After allowing nearly eight yards per rushing attempt in the first half, Hillsdale’s rush defense tightened up in the second half. Senior defensive back Wyatt Bat­dorff said that was a result of Hillsdale’s defensive linemen focusing on plugging up the interior running lanes, allowing play­makers like Rose and Parran to make plays outside the tackles and in the back­field.

The Chargers finish the season 10 – 3, the most wins they’ve had in a single season since 2009, when they had an iden­tical record. That team also lost in the second round of the playoffs. 

Hillsdale is now 2 – 3 all-time in NCAA playoff games, all under Otterbein, who was awarded the G-MAC Coach of the Year award at the end of the regular season.
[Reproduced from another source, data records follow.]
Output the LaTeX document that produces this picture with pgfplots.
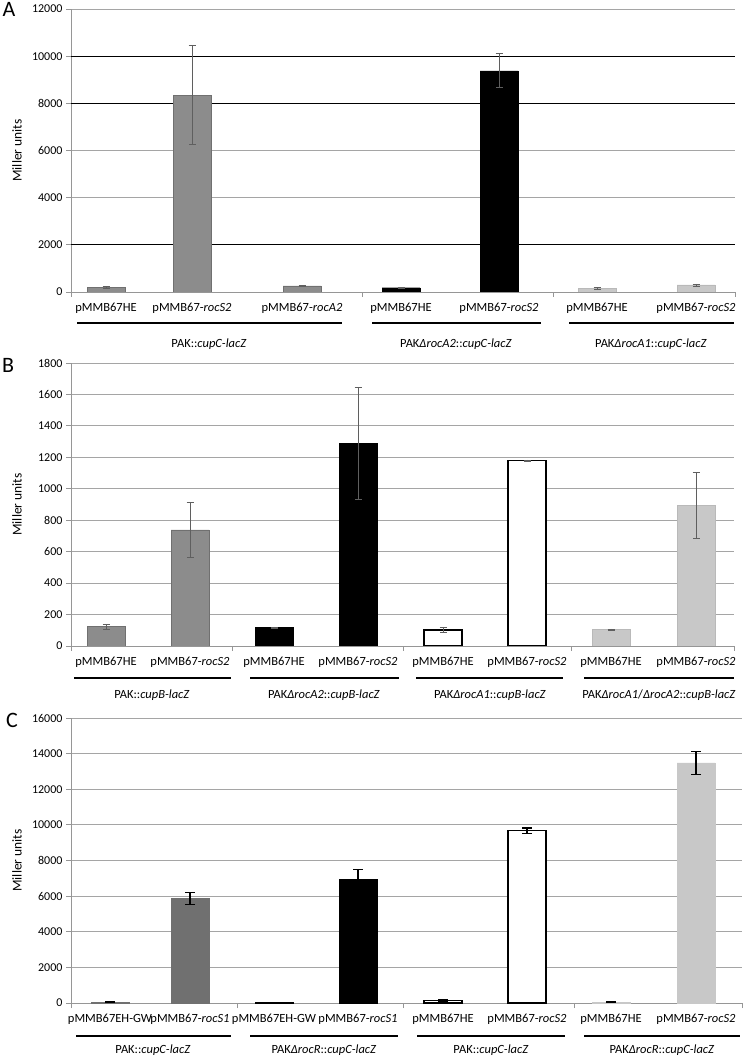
\documentclass[border=0pt]{standalone}
\usepackage{pgfplots}
\pgfplotsset{compat=1.18}
\usepackage{fontspec}
\setmainfont{Carlito}

\definecolor{gA}{RGB}{140,140,140}
\definecolor{gAedge}{RGB}{112,112,112}
\definecolor{lg}{RGB}{200,200,200}
\definecolor{lgedge}{RGB}{185,185,185}
\definecolor{dg}{RGB}{112,112,112}
\definecolor{gridg}{RGB}{165,165,165}
\definecolor{axg}{RGB}{150,150,150}
\definecolor{errg}{RGB}{95,95,95}

\pgfplotsset{
  panel/.style={
    scale only axis,
    axis x line*=bottom, axis y line*=left,
    axis line style={-, draw=axg, line width=0.8pt},
    ymin=0,
    ymajorgrids, major grid style={gridg, line width=0.8pt},
    tick align=outside,
    major tick length=5pt,
    ytick style={draw=axg, line width=0.8pt},
    xtick style={draw=none},
    yticklabel style={font=\fontsize{12}{14}\selectfont},
    xticklabel style={font=\fontsize{12.5}{14}\selectfont, yshift=-3pt},
    /pgf/number format/assume math mode=true,
    /pgf/number format/1000 sep={},
    scaled y ticks=false,
    ylabel={Miller units},
    every axis y label/.style={at={(axis description cs:0,0.5)}, rotate=90, anchor=center, yshift=54pt, font=\fontsize{13.5}{15}\selectfont},
    extra x tick labels={},
    extra x tick style={xtick style={draw=axg, line width=0.8pt}, xticklabel style={opacity=0}},
  },
  bb/.style={ybar, bar width=38, bar shift=0pt,
    error bars/y dir=both, error bars/y explicit},
  errthin/.style={error bars/error bar style={errg, line width=0.6pt},
    error bars/error mark options={rotate=90, mark size=3.5pt, errg, line width=0.6pt}},
  errthick/.style={error bars/error bar style={black, line width=1.2pt},
    error bars/error mark options={rotate=90, mark size=5pt, black, line width=1.2pt}},
}

\begin{document}
\begin{tikzpicture}
\useasboundingbox (0,0) rectangle (744pt,1062pt);

% ---------------- Panel A ----------------
\begin{axis}[panel,
  at={(71pt,770pt)}, anchor=south west,
  width=664pt, height=283pt,
  xmin=71, xmax=735, ymax=12000,
  ytick={0,2000,4000,6000,8000,10000,12000},
  extra y ticks={2000,8000,10000},
  extra y tick labels={{},{},{}},
  extra y tick style={major grid style={black, line width=0.9pt}, major tick length=0pt},
  xtick={106,192,302,401,499,597,696},
  xticklabels={pMMB67HE, pMMB67-\textit{rocS2}, pMMB67-\textit{rocA2}, pMMB67HE, pMMB67-\textit{rocS2}, pMMB67HE, pMMB67-\textit{rocS2}},
  extra x ticks={71,362,553,735},
]
\addplot[bb, fill=gA, draw=gAedge, line width=0.6pt, errthin] coordinates {
  (106,200) +- (0,40)
  (192,8350) +- (0,2100)
  (302,260) +- (0,20)
};
\addplot[bb, fill=black, draw=black, errthin] coordinates {
  (401,180) +- (0,10)
  (499,9380) +- (0,720)
};
\addplot[bb, fill=lg, draw=lgedge, errthin] coordinates {
  (597,160) +- (0,25)
  (696,300) +- (0,45)
};
\end{axis}

% ---------------- Panel B ----------------
\begin{axis}[panel,
  at={(71pt,416pt)}, anchor=south west,
  width=663pt, height=283pt,
  xmin=71, xmax=734, ymax=1800,
  ytick={0,200,400,600,800,1000,1200,1400,1600,1800},
  xtick={106,190,274,358,443,527,611,696},
  xticklabels={pMMB67HE, pMMB67-\textit{rocS2}, pMMB67HE, pMMB67-\textit{rocS2}, pMMB67HE, pMMB67-\textit{rocS2}, pMMB67HE, pMMB67-\textit{rocS2}},
  extra x ticks={71,232,403,571,734},
]
\addplot[bb, fill=gA, draw=gAedge, line width=0.6pt, errthin] coordinates {
  (106,123) +- (0,15)
  (190,739) +- (0,173)
};
\addplot[bb, fill=black, draw=black, errthin] coordinates {
  (274,117) +- (0,5)
  (358,1288) +- (0,356)
};
\addplot[bb, fill=white, draw=black, line width=1.2pt, errthin] coordinates {
  (443,102) +- (0,17)
  (527,1180) +- (0,4)
};
\addplot[bb, fill=lg, draw=lgedge, errthin] coordinates {
  (611,106) +- (0,3)
  (696,894) +- (0,210)
};
\end{axis}

% ---------------- Panel C ----------------
\begin{axis}[panel,
  at={(71pt,59pt)}, anchor=south west,
  width=671pt, height=285pt,
  xmin=71, xmax=742, ymax=16000,
  ytick={0,2000,4000,6000,8000,10000,12000,14000,16000},
  xtick={110,190,274,358,443,527,611,696},
  xticklabels={pMMB67EH-GW, pMMB67-\textit{rocS1}, pMMB67EH-GW, pMMB67-\textit{rocS1}, pMMB67HE, pMMB67-\textit{rocS2}, pMMB67HE, pMMB67-\textit{rocS2}},
  extra x ticks={71,237,403,574,742},
]
\addplot[bb, fill=dg, draw=dg, errthick] coordinates {
  (110,50) +- (0,10)
  (190,5880) +- (0,330)
};
\addplot[bb, fill=black, draw=black, errthick] coordinates {
  (274,40) +- (0,10)
  (358,6945) +- (0,530)
};
\addplot[bb, fill=white, draw=black, line width=1.2pt, errthick] coordinates {
  (443,150) +- (0,40)
  (527,9670) +- (0,150)
};
\addplot[bb, fill=lg, draw=lg, errthick] coordinates {
  (611,50) +- (0,10)
  (696,13480) +- (0,660)
};
\end{axis}

% ---------- group underlines and labels ----------
\tikzset{grp/.style={font=\fontsize{12.5}{14}\selectfont, anchor=center}}
% A
\draw[line width=1.3pt] (77pt,739pt) -- (342pt,739pt);
\draw[line width=1.3pt] (372pt,739pt) -- (541pt,739pt);
\draw[line width=1.3pt] (569pt,739pt) -- (734pt,739pt);
\node[grp] at (209pt,718pt) {PAK::\textit{cupC-lacZ}};
\node[grp] at (456pt,718pt) {PAK\textit{ΔrocA2}::\textit{cupC-lacZ}};
\node[grp] at (651pt,718pt) {PAK\textit{ΔrocA1}::\textit{cupC-lacZ}};
% B
\draw[line width=1.3pt] (74pt,384pt) -- (231pt,384pt);
\draw[line width=1.3pt] (250pt,384pt) -- (399pt,384pt);
\draw[line width=1.3pt] (416pt,384pt) -- (563pt,384pt);
\draw[line width=1.3pt] (584pt,384pt) -- (734pt,384pt);
\node[grp] at (152pt,367pt) {PAK::\textit{cupB-lacZ}};
\node[grp] at (324pt,367pt) {PAK\textit{ΔrocA2}::\textit{cupB-lacZ}};
\node[grp] at (490pt,367pt) {PAK\textit{ΔrocA1}::\textit{cupB-lacZ}};
\node[grp] at (659pt,367pt) {PAK\textit{ΔrocA1}/\textit{ΔrocA2}::\textit{cupB-lacZ}};
% C
\draw[line width=1.3pt] (76pt,26pt) -- (231pt,26pt);
\draw[line width=1.3pt] (250pt,26pt) -- (398pt,26pt);
\draw[line width=1.3pt] (417pt,26pt) -- (565pt,26pt);
\draw[line width=1.3pt] (584pt,26pt) -- (740pt,26pt);
\node[grp] at (153pt,12pt) {PAK::\textit{cupC-lacZ}};
\node[grp] at (324pt,12pt) {PAK\textit{ΔrocR}::\textit{cupC-lacZ}};
\node[grp] at (491pt,12pt) {PAK::\textit{cupC-lacZ}};
\node[grp] at (662pt,12pt) {PAK\textit{ΔrocR}::\textit{cupC-lacZ}};

% panel letters
\node[font=\fontsize{22}{24}\selectfont, anchor=center] at (9pt,1053pt) {A};
\node[font=\fontsize{22}{24}\selectfont, anchor=center] at (8pt,697pt) {B};
\node[font=\fontsize{22}{24}\selectfont, anchor=center] at (12pt,342pt) {C};
\end{tikzpicture}
\end{document}
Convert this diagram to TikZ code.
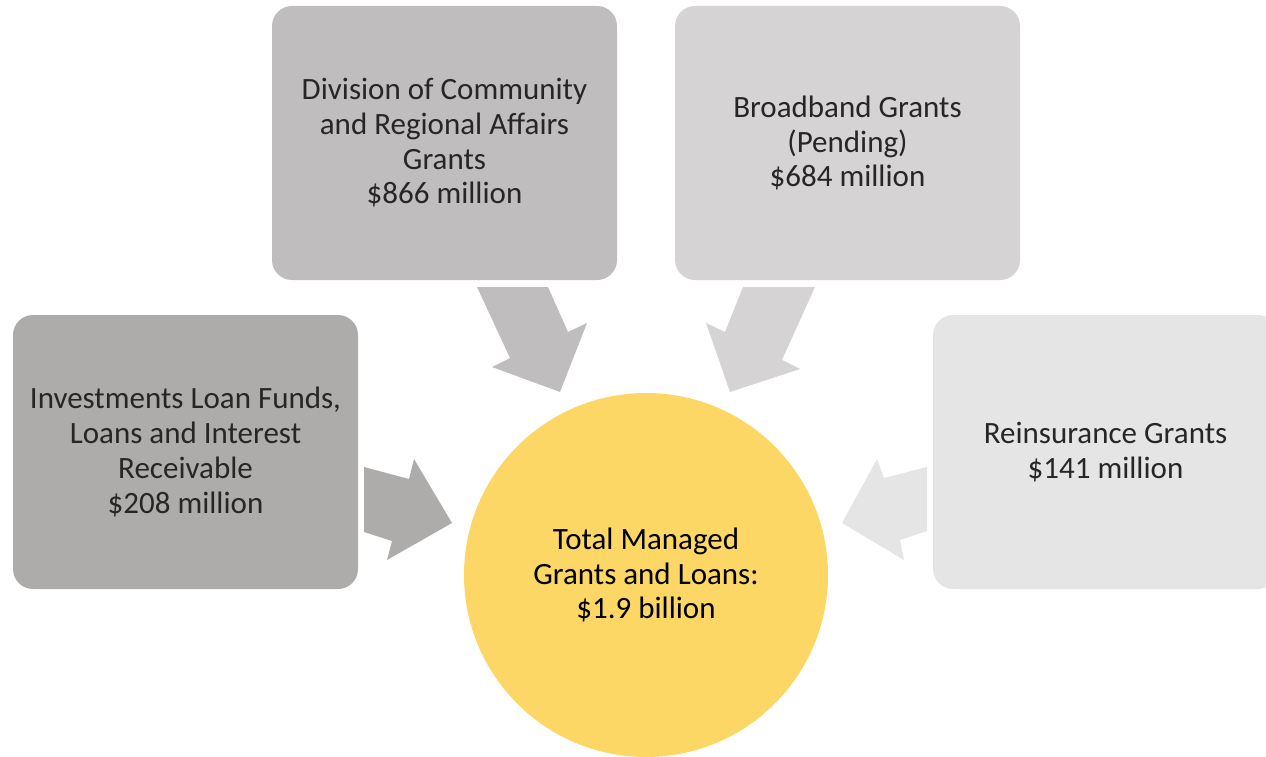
\documentclass[tikz,border=0pt]{standalone}
\usepackage{fontspec}
\setmainfont{Carlito}
\definecolor{boxA}{HTML}{BFBDBE}
\definecolor{boxB}{HTML}{D5D3D4}
\definecolor{boxC}{HTML}{ADACAB}
\definecolor{boxD}{HTML}{E5E5E5}
\definecolor{gold}{HTML}{FCD766}
\definecolor{txt}{HTML}{262626}
\begin{document}
\begin{tikzpicture}[x=1pt,y=-1pt,
  card/.style={rounded corners=20pt, minimum width=345pt, minimum height=274pt, inner sep=0pt, draw=none},
  lbl/.style={align=center, text=txt, font=\fontsize{31}{34.7}\selectfont},
  hub/.style={circle, minimum size=364pt, inner sep=0pt, fill=gold}]
\useasboundingbox (0,0) rectangle (1266,757);
\clip (0,0) rectangle (1266,757);
% boxes
\node[card, fill=boxA] (dcra) at (444.5,143) {};
\node[card, fill=boxB] (bb) at (847.5,143) {};
\node[card, fill=boxC] (inv) at (185.5,452) {};
\node[card, fill=boxD] (re) at (1105.5,452) {};
\node[lbl] at (dcra.center) {Division of Community\\and Regional Affairs\\Grants\\\$866 million};
\node[lbl] at (bb.center) {Broadband Grants\\(Pending)\\\$684 million};
\node[lbl] at (inv.center) {Investments Loan Funds,\\Loans and Interest\\Receivable\\\$208 million};
\node[lbl] at (re.center) {Reinsurance Grants\\\$141 million};
% hub
\node[hub] (tot) at (646,575) {};
\node[lbl, text=black] at (tot.center) {Total Managed\\Grants and Loans:\\\$1.9 billion};
% block arrows
\fill[boxA] (477,287) -- (548,287) -- (568,332) -- (587,323) -- (560,392) -- (492,367) -- (510,358) -- cycle;
\fill[boxB] (743,287) -- (815,287) -- (782,360) -- (800,369) -- (730,392) -- (706,323) -- (725,332) -- cycle;
\fill[boxC] (364,467) -- (409,479) -- (414,459) -- (452,523) -- (387,560) -- (392,541) -- (364,532) -- cycle;
\fill[boxD] (927,467) -- (884,478) -- (877,459) -- (842,523) -- (904,560) -- (900,540) -- (927,531) -- cycle;
\end{tikzpicture}
\end{document}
Otterbein won the Coach of the Year award twice, in 2009 and 2011, when Hillsdale was in the GLIAC.

“It really is an honor and a priv­ilege to coach these young men. I absolutely have the best job in college football,” Otterbein said. “The guys I get to coach with, the insti­tution I get to rep­resent, it’s an incredible blessing to me. It’s dif­ferent than any­where else.”

Otterbein will be back for his 18th season as head coach in 2019, when Team 127 makes its debut. But for just a little while, he has an oppor­tunity to reflect on the special season Team 126 put together. 

“Really proud of them,” Otterbein said. “It’s fitting that if this team was going to go out, they were going to go out swinging. Played right down to the end.” 

  • Alexan­derYp­si­lantis

    Dis­ap­pointing loss, sure. But the Chargers played far better than I thought they would against #1 seeded NDC. The game came down to lack of a running game on our part, we couldn’t slow down their pass rush and keep their DL off of Chance and the two fumbles at the one yard line. Even so, we came very close to hitting Brock in the end zone for the winning TD.

    Many of the starting players are coming back next season, including all 4 of our DL and 4 out of 5 of our OL. The biggest chal­lenge will of course be replacing QB Chance Stewart, who has broken every record at Hillsdale College. AND replacing Trey Brock and Austin San­dusky at WRer. The players are there, but they need to step up and make a statement for them­selves. I’m really going to be watching the battle for starting QB, we have some tal­ented under­classmen and the one who works the hardest will land the coveted spot next season.